Submissions originate from all technical sectors and regions. Teams are given the opportunity to use their creativity and imagination to design, film, and submit videos based on the suggested topic areas. In this blog, we highlight the key themes that have emerged over the past three years of the challenge, and how other development stakeholders can integrate this approach into their own organizations’ efforts to foster a culture of learning and collaboration.
Tracking the Evolution of the Video Challenge
Over the past three years, submissions to the Global MEL Video Challenge have highlighted timely and topical themes, each reflecting the evolving landscape of the international development sector and the new challenges we face every year.
Year 1 (2020): Adapting to the Unprecedented
As the global COVID-19 pandemic unfolded, disrupting projects worldwide, the inaugural edition of the challenge centered on highlighting project teams’ expertise in utilizing remote solutions across MEL and responding to the constraints that emerged in response to the pandemic.
The theme for the first video challenge was identified through a survey we conducted of our global MEL staff, which reflected a desire to learn about a variety of data collection methods amidst pandemic restrictions. The videos showcased effective tactics employed by teams to sustain data collection, engage with communities, and uphold project efficacy amid lockdowns and mobility constraints. For example, the video submission from our Syria Injaz Activity, which worked to improve access to and quality of education in Northeast Syria, shows how the Activity installed an intranet in a camp for internally displaced people to support distance learning, with students accessing their virtual classrooms via the intranet and teachers communicating with students via mobile phones.
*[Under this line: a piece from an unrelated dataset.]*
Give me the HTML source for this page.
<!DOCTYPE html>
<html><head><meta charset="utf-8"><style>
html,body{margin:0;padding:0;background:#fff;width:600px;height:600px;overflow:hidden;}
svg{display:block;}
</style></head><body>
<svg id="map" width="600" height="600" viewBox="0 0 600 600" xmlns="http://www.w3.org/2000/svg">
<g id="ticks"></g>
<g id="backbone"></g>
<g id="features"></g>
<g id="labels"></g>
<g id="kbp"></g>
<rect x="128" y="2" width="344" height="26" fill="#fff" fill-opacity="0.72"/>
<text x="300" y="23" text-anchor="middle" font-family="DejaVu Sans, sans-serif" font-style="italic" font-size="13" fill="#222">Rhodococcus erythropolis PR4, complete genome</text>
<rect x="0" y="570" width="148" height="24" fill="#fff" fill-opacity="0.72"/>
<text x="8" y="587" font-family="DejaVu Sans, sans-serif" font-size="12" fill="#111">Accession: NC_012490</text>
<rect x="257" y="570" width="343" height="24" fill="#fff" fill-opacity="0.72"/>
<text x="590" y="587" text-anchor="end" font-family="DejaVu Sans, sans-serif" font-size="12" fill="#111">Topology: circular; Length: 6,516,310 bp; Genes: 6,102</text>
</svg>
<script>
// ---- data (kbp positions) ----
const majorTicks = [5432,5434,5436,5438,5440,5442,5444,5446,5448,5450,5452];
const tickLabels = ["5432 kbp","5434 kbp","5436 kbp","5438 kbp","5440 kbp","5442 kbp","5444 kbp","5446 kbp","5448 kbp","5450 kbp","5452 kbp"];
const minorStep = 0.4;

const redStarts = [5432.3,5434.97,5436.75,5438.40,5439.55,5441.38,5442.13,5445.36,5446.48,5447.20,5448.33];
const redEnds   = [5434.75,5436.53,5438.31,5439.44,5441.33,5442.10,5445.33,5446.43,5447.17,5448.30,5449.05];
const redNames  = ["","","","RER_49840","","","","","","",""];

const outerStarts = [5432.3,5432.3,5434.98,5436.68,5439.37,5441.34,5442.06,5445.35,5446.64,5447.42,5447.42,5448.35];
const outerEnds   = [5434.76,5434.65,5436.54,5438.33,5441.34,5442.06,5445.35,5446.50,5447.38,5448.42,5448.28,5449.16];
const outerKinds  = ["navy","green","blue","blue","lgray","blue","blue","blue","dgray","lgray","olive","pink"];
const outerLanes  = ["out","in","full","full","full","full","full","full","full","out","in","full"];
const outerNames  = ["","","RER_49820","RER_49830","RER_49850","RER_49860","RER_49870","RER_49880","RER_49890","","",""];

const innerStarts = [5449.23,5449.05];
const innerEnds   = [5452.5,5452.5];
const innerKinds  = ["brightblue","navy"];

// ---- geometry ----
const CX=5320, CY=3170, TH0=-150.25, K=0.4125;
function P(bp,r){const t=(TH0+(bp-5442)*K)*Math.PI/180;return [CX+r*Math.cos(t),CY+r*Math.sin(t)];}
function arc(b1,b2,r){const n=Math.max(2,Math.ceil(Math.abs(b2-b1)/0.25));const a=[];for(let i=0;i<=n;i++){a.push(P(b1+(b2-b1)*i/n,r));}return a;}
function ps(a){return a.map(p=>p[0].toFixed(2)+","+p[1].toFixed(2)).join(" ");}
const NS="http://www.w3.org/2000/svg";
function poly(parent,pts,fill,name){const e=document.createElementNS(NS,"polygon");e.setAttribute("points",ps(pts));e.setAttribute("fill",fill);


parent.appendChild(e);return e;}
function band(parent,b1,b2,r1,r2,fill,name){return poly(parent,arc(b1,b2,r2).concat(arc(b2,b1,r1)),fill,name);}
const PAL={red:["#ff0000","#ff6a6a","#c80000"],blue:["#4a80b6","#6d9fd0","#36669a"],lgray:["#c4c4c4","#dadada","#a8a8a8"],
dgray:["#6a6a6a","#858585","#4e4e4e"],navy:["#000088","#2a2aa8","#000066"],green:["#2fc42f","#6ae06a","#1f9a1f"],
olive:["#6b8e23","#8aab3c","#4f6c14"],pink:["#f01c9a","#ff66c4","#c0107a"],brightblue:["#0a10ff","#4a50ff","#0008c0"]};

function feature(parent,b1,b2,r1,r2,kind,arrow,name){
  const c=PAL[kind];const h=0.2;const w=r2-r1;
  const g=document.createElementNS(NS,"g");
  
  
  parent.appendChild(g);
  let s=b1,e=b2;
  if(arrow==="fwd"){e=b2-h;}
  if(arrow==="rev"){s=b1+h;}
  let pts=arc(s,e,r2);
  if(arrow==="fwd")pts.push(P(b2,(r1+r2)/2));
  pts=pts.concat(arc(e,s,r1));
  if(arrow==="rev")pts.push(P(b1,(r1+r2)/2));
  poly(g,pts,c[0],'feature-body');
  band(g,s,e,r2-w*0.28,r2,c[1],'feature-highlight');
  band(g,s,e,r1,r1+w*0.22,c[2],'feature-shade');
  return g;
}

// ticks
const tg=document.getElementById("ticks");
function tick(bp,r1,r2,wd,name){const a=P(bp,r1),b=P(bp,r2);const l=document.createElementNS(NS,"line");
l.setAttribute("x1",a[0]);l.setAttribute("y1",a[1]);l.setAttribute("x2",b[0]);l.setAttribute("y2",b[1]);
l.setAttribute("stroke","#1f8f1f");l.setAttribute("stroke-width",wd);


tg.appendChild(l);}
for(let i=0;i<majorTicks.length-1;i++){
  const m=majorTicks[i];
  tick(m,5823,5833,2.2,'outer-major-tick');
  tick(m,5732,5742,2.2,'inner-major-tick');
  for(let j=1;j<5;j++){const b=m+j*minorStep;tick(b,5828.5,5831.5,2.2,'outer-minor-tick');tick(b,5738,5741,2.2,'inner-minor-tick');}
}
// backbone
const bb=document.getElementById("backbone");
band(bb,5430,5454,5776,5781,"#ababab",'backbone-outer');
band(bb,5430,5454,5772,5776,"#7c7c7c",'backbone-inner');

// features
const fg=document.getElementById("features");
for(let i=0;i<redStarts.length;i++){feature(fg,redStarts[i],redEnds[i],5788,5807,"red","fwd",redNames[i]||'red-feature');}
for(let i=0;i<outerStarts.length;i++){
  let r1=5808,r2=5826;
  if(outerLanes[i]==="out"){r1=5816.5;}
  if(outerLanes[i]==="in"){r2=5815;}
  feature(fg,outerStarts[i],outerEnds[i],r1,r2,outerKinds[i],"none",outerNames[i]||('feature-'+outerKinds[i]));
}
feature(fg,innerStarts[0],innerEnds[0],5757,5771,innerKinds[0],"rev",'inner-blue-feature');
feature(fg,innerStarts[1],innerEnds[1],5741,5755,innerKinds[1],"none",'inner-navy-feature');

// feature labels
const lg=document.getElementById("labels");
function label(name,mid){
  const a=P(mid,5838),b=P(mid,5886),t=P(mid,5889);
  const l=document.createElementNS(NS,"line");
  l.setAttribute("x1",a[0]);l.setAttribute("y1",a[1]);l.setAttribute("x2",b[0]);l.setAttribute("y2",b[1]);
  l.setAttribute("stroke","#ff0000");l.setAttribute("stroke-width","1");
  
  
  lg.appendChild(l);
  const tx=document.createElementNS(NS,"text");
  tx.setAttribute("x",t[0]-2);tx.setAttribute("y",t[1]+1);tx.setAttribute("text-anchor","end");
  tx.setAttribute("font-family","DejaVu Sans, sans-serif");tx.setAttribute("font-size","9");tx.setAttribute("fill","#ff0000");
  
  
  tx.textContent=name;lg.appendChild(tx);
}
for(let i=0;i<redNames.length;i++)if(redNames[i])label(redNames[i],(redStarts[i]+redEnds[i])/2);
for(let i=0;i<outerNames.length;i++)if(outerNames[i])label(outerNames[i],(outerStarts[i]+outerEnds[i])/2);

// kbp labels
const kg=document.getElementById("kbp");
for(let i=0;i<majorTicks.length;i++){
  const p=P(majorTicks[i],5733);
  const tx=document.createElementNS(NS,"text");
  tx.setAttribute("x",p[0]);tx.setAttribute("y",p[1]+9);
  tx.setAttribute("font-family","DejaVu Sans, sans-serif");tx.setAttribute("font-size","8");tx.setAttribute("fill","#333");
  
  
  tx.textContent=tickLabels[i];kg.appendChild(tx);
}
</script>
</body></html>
In the latest project assessment, results showed a 96-percent decrease in non-readers.
Year 2 (2022): Empowering Decision-making with Data
In the challenge’s second year, the spotlight shifted to data-driven learning and adaptive measures. Project teams shared their experience using data to inform project decision-making and learning, pivot interventions, and amplify overall impact. Video submissions showcased the journey from raw data to actionable insights, underscoring the crucial role of MEL in shaping evidence-based programming.
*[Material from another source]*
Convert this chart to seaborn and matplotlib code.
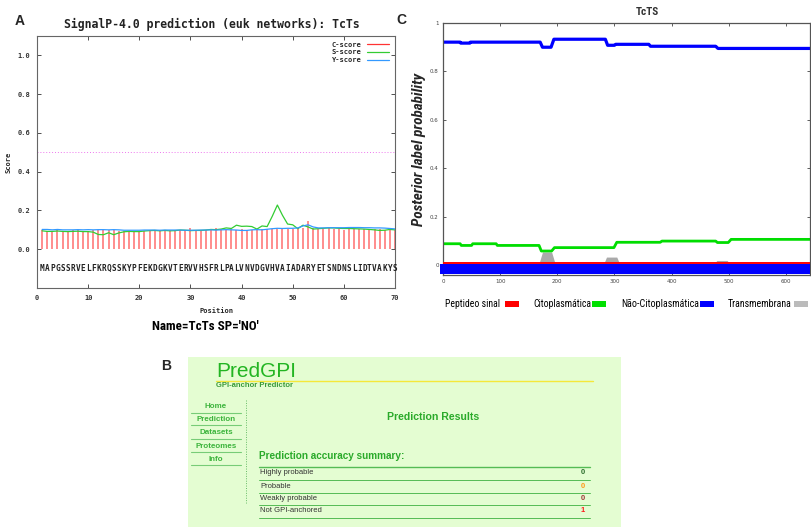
import numpy as np
import pandas as pd
import matplotlib
matplotlib.use('Agg')
import matplotlib.pyplot as plt
import seaborn as sns
from matplotlib import font_manager as fm
from matplotlib.patches import Rectangle
from matplotlib.lines import Line2D

sns.set_style('ticks')
plt.rcParams['font.family'] = ['DejaVu Sans']

# ---------------- Panel A data (SignalP) ----------------
sequence = "MAPGSSRVELFKRQSSKYPFEKDGKVTERVVHSFRLPALVNVDGVHVAIADARYETSNDNSLIDTVAKYS"
positions = list(range(1, 71))
c_score = [0.100, 0.092, 0.094, 0.100, 0.092, 0.094, 0.098, 0.100, 0.095, 0.096,
           0.098, 0.100, 0.099, 0.097, 0.100, 0.096, 0.093, 0.094, 0.096, 0.094,
           0.095, 0.098, 0.100, 0.097, 0.099, 0.100, 0.098, 0.101, 0.097, 0.108,
           0.101, 0.099, 0.100, 0.103, 0.108, 0.102, 0.101, 0.104, 0.100, 0.103,
           0.101, 0.100, 0.105, 0.102, 0.104, 0.106, 0.104, 0.103, 0.106, 0.105,
           0.104, 0.108, 0.146, 0.112, 0.106, 0.105, 0.108, 0.104, 0.103, 0.101,
           0.103, 0.105, 0.102, 0.104, 0.101, 0.102, 0.103, 0.100, 0.101, 0.098]
s_score = [0.095, 0.092, 0.092, 0.094, 0.092, 0.091, 0.092, 0.093, 0.091, 0.091,
           0.088, 0.076, 0.075, 0.085, 0.075, 0.084, 0.090, 0.092, 0.091, 0.091,
           0.094, 0.096, 0.097, 0.095, 0.097, 0.095, 0.096, 0.099, 0.098, 0.096,
           0.097, 0.097, 0.099, 0.102, 0.101, 0.104, 0.110, 0.107, 0.124, 0.118,
           0.119, 0.117, 0.104, 0.120, 0.117, 0.170, 0.228, 0.175, 0.130, 0.126,
           0.106, 0.124, 0.115, 0.104, 0.106, 0.108, 0.110, 0.110, 0.108, 0.107,
           0.107, 0.106, 0.105, 0.104, 0.102, 0.100, 0.097, 0.098, 0.102, 0.100]
y_score = [0.102, 0.102, 0.100, 0.102, 0.100, 0.100, 0.100, 0.101, 0.100, 0.101,
           0.100, 0.101, 0.101, 0.100, 0.101, 0.100, 0.098, 0.098, 0.098, 0.098,
           0.099, 0.099, 0.099, 0.098, 0.099, 0.099, 0.099, 0.099, 0.098, 0.098,
           0.098, 0.099, 0.099, 0.100, 0.099, 0.100, 0.101, 0.100, 0.099, 0.097,
           0.097, 0.100, 0.101, 0.100, 0.103, 0.106, 0.108, 0.107, 0.108, 0.108,
           0.110, 0.120, 0.126, 0.115, 0.110, 0.110, 0.111, 0.111, 0.111, 0.111,
           0.112, 0.112, 0.112, 0.111, 0.111, 0.110, 0.110, 0.109, 0.107, 0.105]
threshold = 0.5
a_xticks = [0, 10, 20, 30, 40, 50, 60, 70]
a_yticks = [0.0, 0.2, 0.4, 0.6, 0.8, 1.0]

# ---------------- Panel C data (Phobius) ----------------
seq_length = 642
noncyto_x = [0, 30, 31, 47, 48, 170, 174, 189, 194, 284, 288, 300, 302, 360, 363, 477, 481, 642]
noncyto_y = [0.921, 0.921, 0.917, 0.917, 0.921, 0.921, 0.900, 0.900, 0.933, 0.933,
             0.908, 0.908, 0.912, 0.912, 0.904, 0.904, 0.895, 0.895]
cyto_x = [0, 30, 32, 50, 52, 93, 95, 168, 172, 190, 195, 299, 304, 380, 383, 477, 480, 499, 504, 642]
cyto_y = [0.089, 0.089, 0.082, 0.082, 0.089, 0.089, 0.082, 0.082, 0.059, 0.059,
          0.073, 0.073, 0.095, 0.095, 0.100, 0.100, 0.094, 0.094, 0.107, 0.107]
tm_x = [0, 32, 36, 46, 50, 167, 174, 190, 197, 280, 286, 304, 310, 472, 479, 497, 504, 642]
tm_y = [0, 0, 0.012, 0.012, 0, 0, 0.055, 0.055, 0, 0, 0.034, 0.034, 0, 0, 0.02, 0.02, 0, 0]
signal_x = [0, 642]
signal_y = [0.009, 0.009]
c_xticks = [0, 100, 200, 300, 400, 500, 600]
c_yticks = [0, 0.2, 0.4, 0.6, 0.8, 1.0]
c_ytick_labels = ["0", "0.2", "0.4", "0.6", "0.8", "1"]
c_legend_labels = ["Peptideo sinal", "Citoplasmática", "Não-Citoplasmática", "Transmembrana"]
c_legend_colors = ["#ff0000", "#00e000", "#0000ff", "#bbbbbb"]

# ---------------- Panel B data (PredGPI) ----------------
menu_items = ["Home", "Prediction", "Datasets", "Proteomes", "Info"]
gpi_classes = ["Highly probable", "Probable", "Weakly probable", "Not GPI-anchored"]
gpi_counts = [0, 0, 0, 1]
gpi_value_colors = ["#2e6e2e", "#ff9a1a", "#a03a3a", "#ff1a1a"]

# ---------------- fonts ----------------
_names = {f.name for f in fm.fontManager.ttflist}
_cond = {f.name for f in fm.fontManager.ttflist if f.stretch in ('condensed', 'semi-condensed', 'extra-condensed')}
narrow_kw = {'family': ['DejaVu Sans']}
for cand in ['Liberation Sans Narrow', 'Arial Narrow', 'DejaVu Sans Condensed', 'Roboto Condensed',
             'Open Sans Condensed']:
    if cand in _names:
        narrow_kw = {'family': [cand, 'DejaVu Sans']}
        break
else:
    if 'DejaVu Sans' in _cond:
        narrow_kw = {'family': ['DejaVu Sans'], 'fontstretch': 'condensed'}

mono = ['DejaVu Sans Mono']
arial = ['Liberation Sans', 'DejaVu Sans']

# ---------------- Figure ----------------
W, H = 811, 528
fig = plt.figure(figsize=(W / 100, H / 100), dpi=100)
fig.patch.set_facecolor('white')


def rect(l, t, r, b):
    return [l / W, 1 - b / H, (r - l) / W, (b - t) / H]


def fx(px):
    return px / W


def fy(py):
    return 1 - py / H


fit_list = []  # (text, target length px)

# ===== Panel A =====
axA = fig.add_axes(rect(37, 36, 395, 288))
dfA = pd.DataFrame({'Position': positions, 'C': c_score, 'S': s_score, 'Y': y_score})
axA.vlines(dfA['Position'], 0, dfA['C'], color='#ff8484', lw=1.3, zorder=2)
sns.lineplot(data=dfA, x='Position', y='S', ax=axA, color='#33cc33', lw=0.9, zorder=3)
sns.lineplot(data=dfA, x='Position', y='Y', ax=axA, color='#3399ff', lw=0.9, zorder=3)
axA.axhline(threshold, color='#ee77ee', ls=(0, (1, 2)), lw=0.7, zorder=1)
for p, aa in zip(positions, sequence):
    axA.text(p, -0.1, aa, ha='center', va='center', family=mono,
             fontweight='bold', fontsize=5.6, color='#222222')
axA.set_xlim(0, 70)
axA.set_ylim(-0.2, 1.1)
axA.set_xticks(a_xticks)
axA.set_yticks(a_yticks)
axA.set_xticklabels([str(t) for t in a_xticks], family=mono, fontweight='bold', fontsize=5)
axA.set_yticklabels(["%.1f" % t for t in a_yticks], family=mono, fontweight='bold', fontsize=5)
axA.tick_params(direction='in', length=3, width=0.6, top=True, right=True, colors='#333333',
                pad=5)
axA.set_xlabel('Position', family=mono, fontweight='bold', fontsize=5, labelpad=5)
axA.set_ylabel('Score', family=mono, fontweight='bold', fontsize=5, labelpad=4)
for s in axA.spines.values():
    s.set_color('#666666')
    s.set_linewidth(0.8)
handles = [Line2D([], [], color='#ff3333', lw=0.9),
           Line2D([], [], color='#33cc33', lw=0.9),
           Line2D([], [], color='#3399ff', lw=0.9)]
axA.legend(handles, ['C-score', 'S-score', 'Y-score'], loc='upper right', frameon=False,
           markerfirst=False, handlelength=3.2, labelspacing=0.25, borderaxespad=0.4,
           prop={'family': mono, 'weight': 'bold', 'size': 5})
fig.text(fx(212), fy(24), 'SignalP-4.0 prediction (euk networks): TcTs', ha='center',
         va='center', family=mono, fontweight='bold', fontsize=8.3, color='#222222')
t = fig.text(fx(205), fy(326), "Name=TcTs SP='NO'", ha='center', va='center',
             fontweight='heavy', fontsize=13, color='black', **narrow_kw)
fit_list.append((t, 107))
fig.text(fx(20), fy(21), 'A', ha='center', va='center', family=arial, fontweight='bold',
         fontsize=10)

# ===== Panel C =====
axC = fig.add_axes(rect(443, 23, 810, 275))
axC.fill_between(tm_x, 0, tm_y, color='#aaaaaa', lw=0, zorder=1)
sns.lineplot(x=cyto_x, y=cyto_y, ax=axC, color='#00dd00', lw=2.0, sort=False,
             estimator=None, zorder=2)
sns.lineplot(x=noncyto_x, y=noncyto_y, ax=axC, color='#0000ff', lw=2.3, sort=False,
             estimator=None, zorder=2)
axC.add_patch(Rectangle((-6, -0.035), seq_length + 6, 0.039, facecolor='#0000ff',
                        edgecolor='none', clip_on=False, zorder=3))
sns.lineplot(x=signal_x, y=signal_y, ax=axC, color='#ff0000', lw=1.4, sort=False,
             estimator=None, zorder=4)
axC.set_xlim(0, seq_length)
axC.set_ylim(-0.04, 1.0)
axC.set_xticks(c_xticks)
axC.set_yticks(c_yticks)
axC.set_xticklabels([str(v) for v in c_xticks], fontsize=4, color='#555555')
axC.set_yticklabels(c_ytick_labels, fontsize=4, color='#555555')
axC.tick_params(direction='in', length=2, width=0.6, top=True, right=True, colors='#444444',
                pad=3)
axC.set_xlabel('')
yl = axC.set_ylabel('Posterior label probability', fontweight='bold',
                    fontstyle='italic', fontsize=11, labelpad=3, **narrow_kw)
fit_list.append((yl, 153))
for s in axC.spines.values():
    s.set_color('#555555')
    s.set_linewidth(0.9)
t = fig.text(fx(647), fy(12), 'TcTS', ha='center', va='center', fontweight='bold',
             fontsize=8, color='#333333', **narrow_kw)
fit_list.append((t, 23))
fig.text(fx(401), fy(20), 'C', ha='center', va='center', family=arial, fontweight='bold',
         fontsize=10)

leg_text_x = [445, 533, 621, 728]
leg_text_w = [55, 58, 78, 64]
leg_patch_x = [505, 592, 700, 794]
for lab, col, tx, tw, px in zip(c_legend_labels, c_legend_colors, leg_text_x, leg_text_w,
                                leg_patch_x):
    t = fig.text(fx(tx), fy(304), lab, ha='left', va='center', fontsize=8,
                 color='black', **narrow_kw)
    fit_list.append((t, tw))
    fig.patches.append(Rectangle((fx(px), fy(307)), 14 / W, 6 / H, facecolor=col,
                                 edgecolor='none', transform=fig.transFigure, figure=fig))

# ===== Panel B =====
axB = fig.add_axes(rect(188, 357, 621, 527))
axB.set_facecolor('#e4fdd2')
axB.set_xlim(188, 621)
axB.set_ylim(527, 357)
axB.set_xticks([])
axB.set_yticks([])
for s in axB.spines.values():
    s.set_visible(False)
axB.text(216, 377, 'PredGPI', ha='left', va='baseline', family=arial, fontsize=15,
         color='#22b522')
axB.plot([216, 593], [380.5, 380.5], color='#f5e83a', lw=1.0)
axB.text(216, 385.5, 'GPI-anchor Predictor', ha='left', va='center', family=arial,
         fontweight='bold', fontsize=5.5, color='#3a9a3a')
menu_y = [407, 419.5, 433, 446, 459.5]
for item, my in zip(menu_items, menu_y):
    axB.text(216, my, item, ha='center', va='center', family=arial, fontweight='bold',
             fontsize=5.8, color='#3cb43c')
    axB.plot([191, 241], [my + 5.5, my + 5.5], color='#77cc77', lw=0.8)
axB.plot([246, 246], [400, 503], color='#66bb66', lw=0.7, ls=(0, (1, 1.5)))
axB.text(433, 417, 'Prediction Results', ha='center', va='center', family=arial,
         fontweight='bold', fontsize=7.6, color='#2aaa2a')
axB.text(259, 456, 'Prediction accuracy summary:', ha='left', va='center', family=arial,
         fontweight='bold', fontsize=7.2, color='#2aaa2a')
row_lines = [467, 479.5, 492.5, 505, 517.5]
for i, ly in enumerate(row_lines):
    axB.plot([259, 590], [ly, ly], color='#55bb55', lw=1.0 if i == 0 else 0.7)
row_y = [473, 486, 498.5, 511]
for lab, cnt, col, ry in zip(gpi_classes, gpi_counts, gpi_value_colors, row_y):
    axB.text(260, ry, lab, ha='left', va='center', family=arial, fontsize=5.5,
             color='#333333')
    axB.text(583, ry, str(cnt), ha='center', va='center', family=arial, fontweight='bold',
             fontsize=5.5, color=col)
fig.text(fx(166), fy(366), 'B', ha='center', va='center', family=arial, fontweight='bold',
         fontsize=10)

# fit narrow texts to their measured widths in the reference
renderer = fig.canvas.get_renderer()
for _ in range(2):
    for txt, target in fit_list:
        bb = txt.get_window_extent(renderer)
        length = max(bb.width, bb.height)
        if length > 0:
            txt.set_fontsize(min(txt.get_fontsize() * target / length, 13))

fig.savefig('out.png', dpi=100, facecolor='white')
The video from USAID/Colombia’s Venezuela Response and Integration’s Integra activity (below), which provides support to refugees fleeing Venezuela, described how they focused their efforts to provide more and better services to promote integration into Colombian society. This helped reduce xenophobia and increase social cohesion among the most vulnerable and invisible people who participate in migration dynamics, and who are identified through the investigation and monitoring of data.
Year 3 (2023): Collaborating for Locally Led Development
Building upon previous years’ focus on innovation and data-guided decision-making, this year’s video challenge revolved around effective collaboration with local stakeholders to conduct better MEL for projects. MEL teams from Chemonics’ global programs illustrated their close collaborations with local communities, local partners, and governments to champion locally led development. These videos powerfully captured the effectiveness of partnerships in achieving sustainable outcomes harmonized with local needs. For instance, the USAID/Ukraine Agriculture Growing Rural Opportunities Activity’s video demonstrates how the team employs the DevResults system to gather and analyze extensive information, with sub-grantees directly inputting data into the database. This partnership with the grantees improved tracking of grain type, location, quantity, and ownership by enabling farmers to identify shifts in grain loading rates and timely engagement with farmers.